Reds fans will of course be more familiar with the Kirkby academy product. His stand-out attribute is his penchant for the spectacular, demonstrated above all by his goal-of-the-season-nominated free-kick against Manchester City in August.

There are only a handful of players in English football more devastating from outside the area.

Wilson is anything but shot-shy.
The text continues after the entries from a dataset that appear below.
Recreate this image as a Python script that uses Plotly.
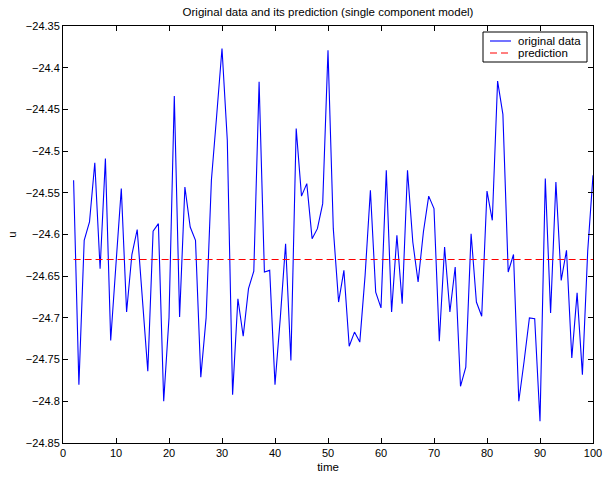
import plotly.graph_objects as go

time = list(range(2, 101))
original = [
    -24.535, -24.780, -24.607, -24.585, -24.514, -24.641, -24.509, -24.727, -24.635, -24.545,
    -24.693, -24.624, -24.594, -24.685, -24.764, -24.596, -24.587, -24.800, -24.700, -24.434,
    -24.699, -24.543, -24.591, -24.607, -24.771, -24.700, -24.535, -24.457, -24.377, -24.487,
    -24.792, -24.677, -24.722, -24.665, -24.644, -24.417, -24.645, -24.643, -24.780, -24.700,
    -24.611, -24.751, -24.473, -24.554, -24.539, -24.605, -24.593, -24.563, -24.379, -24.593,
    -24.681, -24.643, -24.734, -24.717, -24.729, -24.649, -24.547, -24.669, -24.688, -24.523,
    -24.693, -24.601, -24.683, -24.523, -24.609, -24.657, -24.597, -24.554, -24.569, -24.728,
    -24.615, -24.693, -24.639, -24.782, -24.759, -24.599, -24.681, -24.698, -24.548, -24.583,
    -24.416, -24.456, -24.645, -24.624, -24.800, -24.752, -24.700, -24.701, -24.824, -24.533,
    -24.694, -24.537, -24.655, -24.619, -24.748, -24.670, -24.768, -24.620, -24.529,
]
prediction_value = -24.63
prediction = [prediction_value] * len(time)

series_names = ["original data", "prediction"]
x_ticks = [0, 10, 20, 30, 40, 50, 60, 70, 80, 90, 100]
y_ticks = [-24.85, -24.8, -24.75, -24.7, -24.65, -24.6, -24.55, -24.5, -24.45, -24.4, -24.35]
y_tick_text = ["\u221224.85", "\u221224.8", "\u221224.75", "\u221224.7", "\u221224.65", "\u221224.6",
               "\u221224.55", "\u221224.5", "\u221224.45", "\u221224.4", "\u221224.35"]

BLUE = "#0000ff"
RED = "#ff0000"
DASH = "7px,4px"

fig = go.Figure()
fig.add_trace(go.Scatter(x=time, y=original, mode="lines", name=series_names[0],
                         line=dict(color=BLUE, width=1.1), showlegend=False))
fig.add_trace(go.Scatter(x=time, y=prediction, mode="lines", name=series_names[1],
                         line=dict(color=RED, width=1.1, dash=DASH), showlegend=False))

font = "Liberation Sans, Arial, Helvetica, sans-serif"

# Legend box drawn in paper coordinates (plot area spans 63..593 x 26..443 px)
def px_x(p):
    return (p - 63) / 530.0

def px_y(p):
    return (443 - p) / 417.0

fig.add_shape(type="rect", xref="paper", yref="paper",
              x0=px_x(483), x1=px_x(587), y0=px_y(62), y1=px_y(32),
              line=dict(color="black", width=1), fillcolor="white", layer="above")
legend_rows = [(41, BLUE, "solid"), (53, RED, DASH)]
for name, (ypx, col, dash) in zip(series_names, legend_rows):
    fig.add_shape(type="line", xref="paper", yref="paper",
                  x0=px_x(490), x1=px_x(511), y0=px_y(ypx), y1=px_y(ypx),
                  line=dict(color=col, width=1.1, dash=dash), layer="above")
    fig.add_annotation(xref="paper", yref="paper", x=px_x(516), y=px_y(ypx),
                       xanchor="left", yanchor="middle", showarrow=False, text=name,
                       font=dict(family=font, size=11.5, color="black"))

axis_common = dict(showgrid=False, zeroline=False, showline=True, linecolor="black", linewidth=1,
                   mirror="ticks", ticks="inside", ticklen=5, tickcolor="black", automargin=False,
                   tickfont=dict(family=font, size=11, color="black"))
fig.update_layout(
    width=604, height=479,
    margin=dict(l=63, r=11, t=26, b=36, autoexpand=False),
    paper_bgcolor="white", plot_bgcolor="white",
    title=dict(text="Original data and its prediction (single component model)",
               font=dict(family=font, size=11.5, color="black"), automargin=False,
               x=(63 + 593) / 2 / 604, xanchor="center", y=1 - 12 / 479, yanchor="middle"),
    xaxis=dict(range=[0, 100], tickvals=x_ticks,
               title=dict(text="time", font=dict(family=font, size=11.5, color="black"), standoff=4),
               **axis_common),
    yaxis=dict(range=[-24.85, -24.35], tickvals=y_ticks, ticktext=y_tick_text,
               title=dict(text="u", font=dict(family=font, size=11.5, color="black"), standoff=6),
               **axis_common),
    showlegend=False,
)
fig.write_html("out.html")
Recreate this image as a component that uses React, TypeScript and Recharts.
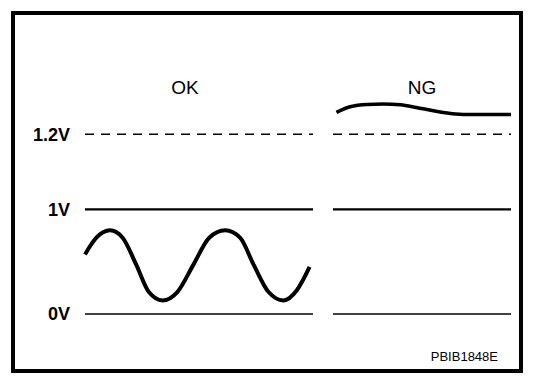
import React from 'react';
import { LineChart, Line, XAxis, YAxis, ReferenceLine } from 'recharts';

// sensor output, OK trace (time in ms, volts)
const OK_TIME = [0, 1, 2.2, 3.3, 4.5, 5.6, 6.8, 8.1, 9.5, 10.9, 12.3, 13.6, 14.8, 16.1, 17.4, 18.6, 19.7];
const OK_VOLTS = [0.57, 0.73, 0.8, 0.73, 0.47, 0.21, 0.13, 0.21, 0.47, 0.73, 0.8, 0.73, 0.47, 0.21, 0.13, 0.23, 0.45];

// NG trace stuck above the 1.2V limit
const NG_TIME = [0.3, 1.5, 3, 4.4, 5.9, 7.3, 8.8, 10.3, 11.7, 13.2, 15.6];
const NG_VOLTS = [1.258, 1.273, 1.279, 1.28, 1.278, 1.271, 1.262, 1.255, 1.252, 1.252, 1.252];

const LEVELS = [0, 1, 1.2];
const LEVEL_LABELS = ['0V', '1V', '1.2V'];

// schematic axis: the band above 1V is drawn stretched
const stretch = (v: number) => (v <= 1 ? v : 1 + (v - 1) * 3.6);

const Y_DOMAIN: [number, number] = [0, 2.2];
const MARGIN_V = { top: 84, bottom: 68 };
const FONT = '"Liberation Sans", Arial, sans-serif';

const okData = OK_TIME.map((t, i) => ({ t, level: stretch(OK_VOLTS[i]) }));
const ngData = NG_TIME.map((t, i) => ({ t, level: stretch(NG_VOLTS[i]) }));

const levelLabel = (v: number) => {
  const i = LEVELS.findIndex((l) => Math.abs(stretch(l) - v) < 1e-6);
  return i >= 0 ? LEVEL_LABELS[i] : '';
};

const refLines = () => [
  <ReferenceLine key='l0' y={stretch(0)} stroke='#000' strokeWidth={1.6} ifOverflow='extendDomain' />,
  <ReferenceLine key='l1' y={stretch(1)} stroke='#000' strokeWidth={2.2} />,
  <ReferenceLine key='l12' y={stretch(1.2)} stroke='#000' strokeWidth={1.4} strokeDasharray='9 7' />,
];

export default function App() {
  return (
    <div style={{ position: 'absolute', left: 0, top: 0, width: 560, height: 382, background: '#fff', fontFamily: FONT }}>
      <div
        style={{
          position: 'absolute',
          left: 11,
          top: 11,
          width: 512,
          height: 362,
          boxSizing: 'border-box',
          border: '4px solid #000',
        }}
      />

      <div style={{ position: 'absolute', left: 135, top: 78, width: 100, textAlign: 'center', fontSize: 19, lineHeight: '19px' }}>
        OK
      </div>
      <div style={{ position: 'absolute', left: 372, top: 78, width: 100, textAlign: 'center', fontSize: 19, lineHeight: '19px' }}>
        NG
      </div>

      <div style={{ position: 'absolute', left: 0, top: 0 }}>
        <LineChart width={330} height={382} data={okData} margin={{ ...MARGIN_V, left: 0, right: 17 }}>
          <XAxis type='number' dataKey='t' domain={[0, 20]} hide />
          <YAxis
            type='number'
            domain={Y_DOMAIN}
            ticks={LEVELS.map(stretch)}
            tickFormatter={levelLabel}
            width={85}
            axisLine={false}
            tickLine={false}
            tickMargin={9}
            tick={{ fill: '#000', fontSize: 18, fontWeight: 'bold', fontFamily: FONT }}
          />
          {refLines()}
          <Line
            type='monotone'
            dataKey='level'
            stroke='#000'
            strokeWidth={4}
            dot={false}
            isAnimationActive={false}
          />
        </LineChart>
      </div>

      <div style={{ position: 'absolute', left: 333, top: 0 }}>
        <LineChart width={178} height={382} data={ngData} margin={{ ...MARGIN_V, left: 0, right: 0 }}>
          <XAxis type='number' dataKey='t' domain={[0, 15.6]} hide />
          <YAxis type='number' domain={Y_DOMAIN} hide />
          {refLines()}
          <Line
            type='monotone'
            dataKey='level'
            stroke='#000'
            strokeWidth={3.5}
            dot={false}
            isAnimationActive={false}
          />
        </LineChart>
      </div>

      <div style={{ position: 'absolute', right: 62, top: 350, fontSize: 13, lineHeight: '13px' }}>PBIB1848E</div>
    </div>
  );
}
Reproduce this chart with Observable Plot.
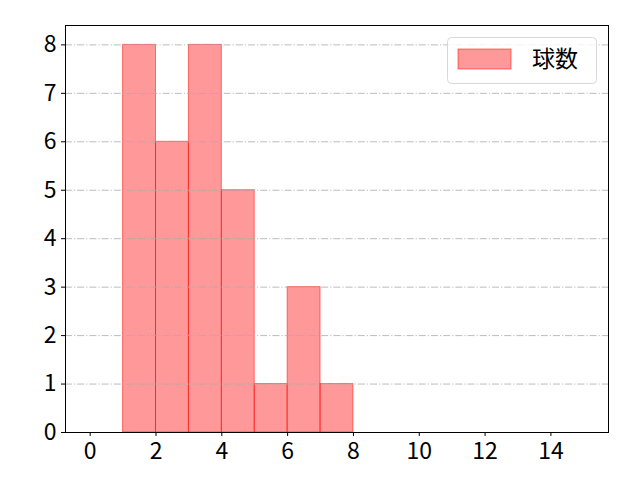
<!DOCTYPE html>
<html>
<head>
<meta charset="utf-8">
<script src="https://cdn.jsdelivr.net/npm/d3@7"></script>
<script src="https://cdn.jsdelivr.net/npm/@observablehq/plot@0.6"></script>
<style>
body { margin: 0; background: #fff; }
#chart { position: relative; width: 640px; height: 480px; }
#chart svg text { font-size: 23px !important; font-weight: 400; font-family: "Noto Sans CJK JP", "DejaVu Sans", sans-serif !important; fill: #000; }
</style>
</head>
<body>
<div id="chart"></div>
<script>
const binStart = [1, 2, 3, 4, 5, 6, 7];
const binEnd = [2, 3, 4, 5, 6, 7, 8];
const counts = [8, 6, 8, 5, 1, 3, 1];
const xTicks = [0, 2, 4, 6, 8, 10, 12, 14];
const yTicks = [0, 1, 2, 3, 4, 5, 6, 7, 8];
const legendLabel = "球数";

const bins = binStart.map((s, i) => ({x1: s, x2: binEnd[i], y: counts[i]}));

const plot = Plot.plot({
  width: 640,
  height: 480,
  marginLeft: 65,
  marginRight: 32,
  marginTop: 25,
  marginBottom: 48,
  style: {color: "#000", overflow: "visible"},
  x: {domain: [-0.75, 15.75], label: null},
  y: {domain: [0, 8.4], label: null},
  marks: [
    Plot.rectY(bins, {x1: "x1", x2: "x2", y: "y", fill: "#ff0000", fillOpacity: 0.4, stroke: "#ff0000", strokeOpacity: 0.5, strokeWidth: 1}),
    Plot.ruleY(yTicks.filter(d => d > 0), {stroke: "#aaaaaa", strokeWidth: 0.8, strokeDasharray: "7,2,1.2,2"}),
    Plot.axisX({ticks: xTicks, tickSize: 4, tickPadding: 6, label: null, tickFormat: d => String(d)}),
    Plot.axisY({ticks: yTicks, tickSize: 4, tickPadding: 5, label: null, tickFormat: d => String(d)}),
    Plot.frame({stroke: "#000", strokeWidth: 1})
  ]
});

document.getElementById("chart").appendChild(plot);

// legend inside the axes, upper right
const svg = d3.select(plot);
const g = svg.append("g");
g.append("rect").attr("x", 447.5).attr("y", 37.5).attr("width", 149).attr("height", 46)
  .attr("rx", 4).attr("fill", "#fff").attr("fill-opacity", 0.8).attr("stroke", "#d8d8d8");
g.append("rect").attr("x", 458).attr("y", 49).attr("width", 53).attr("height", 20)
  .attr("fill", "#ff0000").attr("fill-opacity", 0.4).attr("stroke", "#ff0000").attr("stroke-opacity", 0.5);
g.append("text").attr("x", 532).attr("y", 59).attr("dy", "0.35em").attr("text-anchor", "start")
  .text(legendLabel);
</script>
</body>
</html>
He fired off more attempts than any other Bournemouth player over the course of the season.

Like Salah and Mane, he tends to move from out to in with the ball at his feet, rather than getting chalk on his boots.

At Bournemouth, he has predominantly played on the right, but in his fledging career he has also racked up more than 50 appearances centrally or out left.

Is he good enough?

Wilson generated real excitement among the Liverpool fanbase by thriving on loan in the Championship

He scored 22 and assisted seven across his season-and-a-half at Hull and Derby County.

And, in terms of goalscoring return, there can be few complaints about his first season in the top-flight.

Only Callum Wilson bettered his tally of seven, and he was on the pitch for around 1,200 minutes longer.

But his season on the banks of the Channel was not all plain-sailing.

He didn't find the net from late January onwards, and by the end of the campaign he was demoted to an impact sub.

He and namesake Callum may have topped the goalscoring table, but the Welshman also held an unwanted lead in the 'times substituted' rankings on 18. Second-placed Josh King was only taken off 11 times.

That suggests that he often failed to provide the expected impetus.

Ultimately, the question has to be whether Wilson would thrive in a stronger side, or whether his limitations would be clearer to see.

Estimated value

If Klopp chooses to sanction a fundraising sale, the CIES data reasonably suggests that the club should demand at least £20million.


This should be a simple one. If Liverpool's asking price is met, Wilson will go in search of first-team football. 

On the other hand, if the offers are not seen to match his evident talent, they will surely give him a chance to fight for his place.